Black levels carry a fine level of depth, giving the image that illusion of dimensionality. Black crush is a sporadic problem, mostly in situations where the lighting wouldn’t allow much else. Certain shots appear significantly softer, the first at 19:28 while Campbell and Betsy Baker sit on the couch. It looks pulled from a different film stock all together, one lacking in the definition available previously. A shot at 1:12:30 appears to have the same issue, although this time it’s devoid of any grain, just a weirdly smooth image that stands out.
Beyond the color saturation, the Blu-ray also resolves increasingly finer details. As Campbell continues his fights against the Deadites, he sweats profusely, those individual beads of perspiration becoming resolved and defined. It’s not just sweat either, nor is the high fidelity stuff limited to those close-ups on the eyes. Scotty has some visible pores at 15:35, and even in the lower light, Campbell’s close-up at 49:51 does much the same. It’s still limited to the source stock, but impressive nonetheless. The various make-up effects become quite apparent, as does the gore. The increased resolution makes that low budget show through. This is a great effort from Anchor Bay.
The first uncompressed home video mix for Evil Dead is a bit of a forced effort, trying to squeeze something out of the surrounds where it’s not really needed.
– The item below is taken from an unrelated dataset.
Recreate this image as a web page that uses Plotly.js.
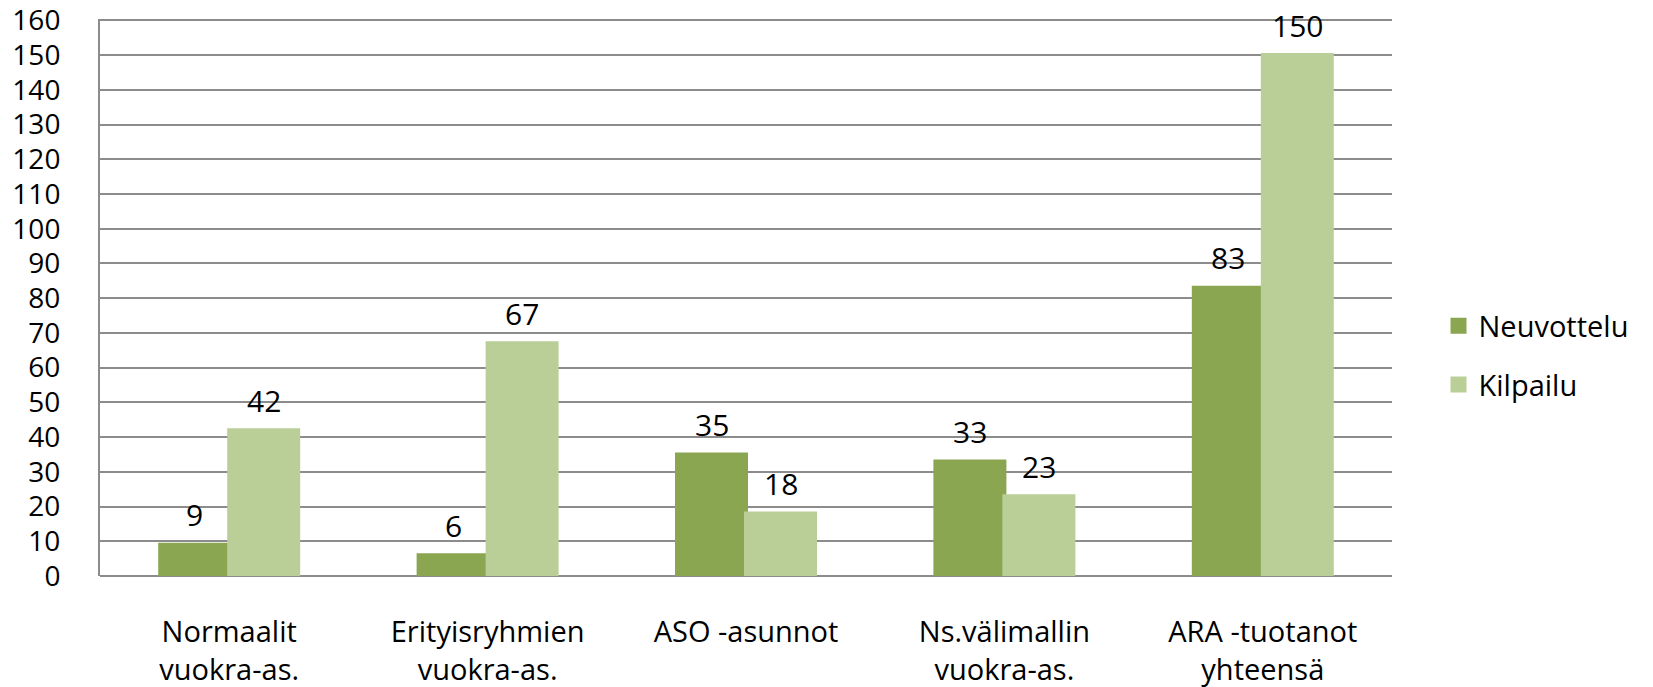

This TrueHD mix is technically proficient. The meager recording methods will always leave the dialogue with a hollow empty quality. Shotgun blasts will forever be strained and distorted, along with glass breaking.
The score is clean, easily the highlight. What it lacks in flawless clarity in the high end it makes up for with some power. The mix ensures everything carries a fine balance, the score never booming too loudly to overwhelm the effects, but forceful enough that it remains important.
Where the surrounds become bothersome are the sound effects. The score bleeds a little into the rears, but hearing Shelly’s screech at 46-minutes across every channel sounds forced. There is no natural separation evident, just a clone of the stereo channels. It’s a shame too, because the fronts are utilized quite well even from the start. The porch swing that is slamming against the cabin at 4:40 is distinctly placed in the front right, where it should be. As the clock ticks side to side, the audio follows. The surrounds become more a distraction, and this 5.1 mix is the only English option on the disc.
The first disc contains only a commentary, but it’s a new one from Sam Raimi, Bruce Campbell, and producer Robert Tapert. If there’s anything else to be said for this film, it’s in there.
The second disc is a standard DVD, and it’s loaded. One by One We Will Take You is the key documentary, running nearly 54-minutes and it’s loaded with footage from the set. A staggering hours worth of deleted scenes are crammed into Treasure from the Cutting Room Floor, followed by a retrospective Discovering the Evil Dead.
Ladies of Evil Dead Meet Bruce Campbell is a sit down chat with Bruce and the female cast. Unconventional has the cast and crew discussing touring to various conventions, followed by two different panels hosted at two different showings of the film. A brief make-up test comes next, with the final piece being an extended version of Ash flipping through the Book of the Dead. Trailers and photo galleries remain.